By Eleanor Linafelt
While much of the story of the Christian Front, a far-right, antisemitic and anticommunist movement occurred elsewhere along the East Coast, it had its beginnings in Philadelphia.
Charles Gallagher, an associate professor of history at Boston College, detailed that history in his recent book “Nazis of Copley Square: The Forgotten Story of the Christian Front, 1939-1945” and during a Feb. 7 webinar hosted by the Institute for Jewish-Catholic Relations at Saint Joseph’s University.
Gallagher said Marine Corps Maj. Gen. Smedley Butler received a call to his Main Line home in 1935 from Charles Coughlin, the “foremost media priest of the 1930s.”
Coughlin, who hosted a wildly popular antisemitic and anticommunist radio show from Detroit that aired across the country, encouraged Butler to lead Christian soldiers to invade Mexico. He saw the Mexican government as communist and was concerned about Catholics being persecuted.
While the Christian Front itself hadn’t yet been founded, Gallagher said that this “exchange is fascinating and coalesces a number of themes that play out in the book: militarism, paramilitarism, Catholic theology and Catholic grievance claims.”
But Gallagher said he did not want to write a book about Coughlin, who has been the subject of many studies.
“I wanted to write about the foot soldiers who do dirty work for Father Coughlin,” he said. “No one has written about them.”
One such figure was John F. Cassidy, the leader of the Christian Front in New York. After the movement formed in 1939, he hosted a rally in Philadelphia where, as Gallagher recounted, he told his audience of 10,000 that “it’s morally permissible for Catholics to take up arms against communists.”
Cassidy planned to lead a bombing campaign in New York that the Christian Front would blame on communists.
“They thought they would save the nation by creating this plot,” Gallagher said.
While Cassidy’s plot was ultimately stopped by the FBI and he was arrested, the Christian Front persisted.
It moved its operations to Boston, where Francis P. Moran, a leader in the movement, found mentorship in Herbert Scholz, a Nazi based there.
Membership grew, which attracted the attention of British intelligence. One of their agents recruited Frances Sweeney, a devout Catholic dedicated to promoting human rights in Boston, to lead the Irish American Defense Association, which she never knew was a front for British intelligence.
Eventually, under pressure from Sweeney’s organization, the local police detained Moran.

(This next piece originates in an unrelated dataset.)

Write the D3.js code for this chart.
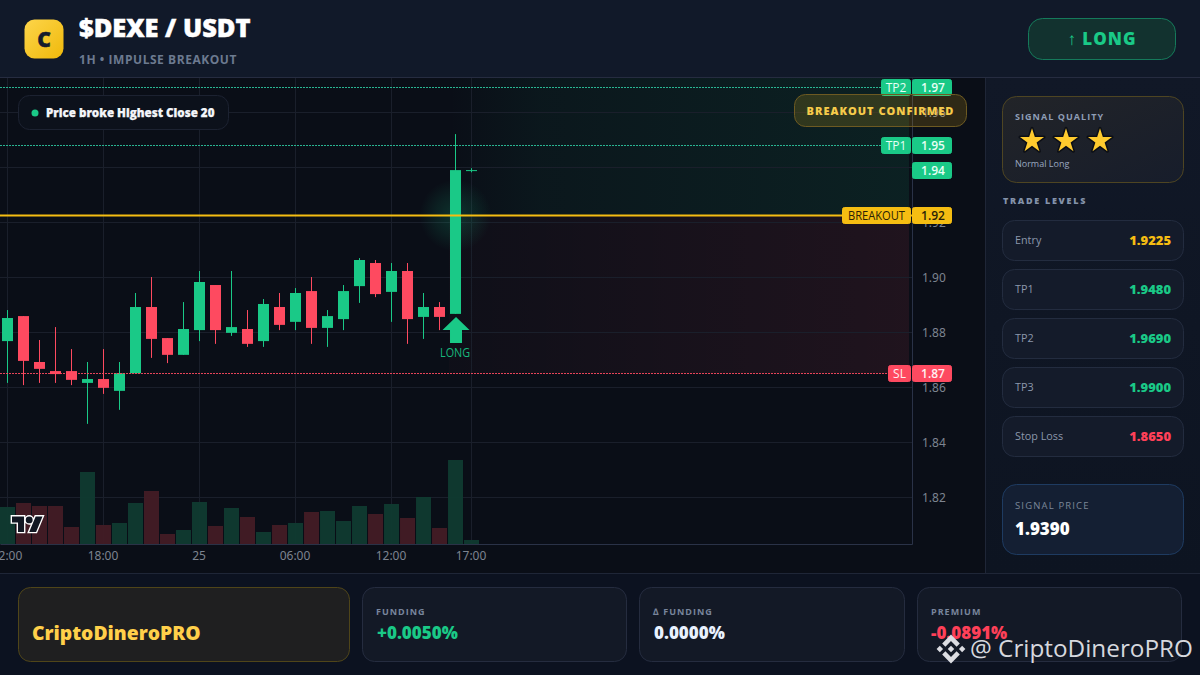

He disbanded the Christian Front but moved his operations underground.
According to Gallagher, the fallout of the Christian Front resulted in “gang warfare” against Jews in Boston in 1943.
“Gangs of Irish Catholic youth were attacking Jews, beating them up, not being prosecuted by police and creating havoc and literal riots in the streets,” Gallagher said. “It was immensely damaging.”
Gallagher repeatedly drew parallels to today’s political climate.
“For many years, historians have seen far-right as either ephemeral or having peaks and troughs and not having a sustained impact on American political life,” Gallagher said. “I see it different.”
He made connections between the Jan. 6, 2021 attack on the U.S. Capitol by Donald Trump supporters and the actions of the Christian Front. For one, Cassidy wanted his bombing scheme to bring out the National Guard because the Christian Front had infiltrated it.
“After Jan. 6, there were investigations into the National Guard about radical infiltration of the National Guard,” Gallagher said.
In a question-and-answer segment, Gallagher discussed the 1949 Supreme Court case Terminiello v. City of Chicago, which protects antisemitic and other forms of hate speech under the first amendment. Arthur W. Terminiello, who won the case, was a former Christian Front priest.
“That court case solidified protesters in Charlottesville to chant antisemitic chants and for people supporting Trump in Louisiana in 2016 to use antisemitic language,” Gallagher said. “The case is the living legacy of Christian Front antisemitism.”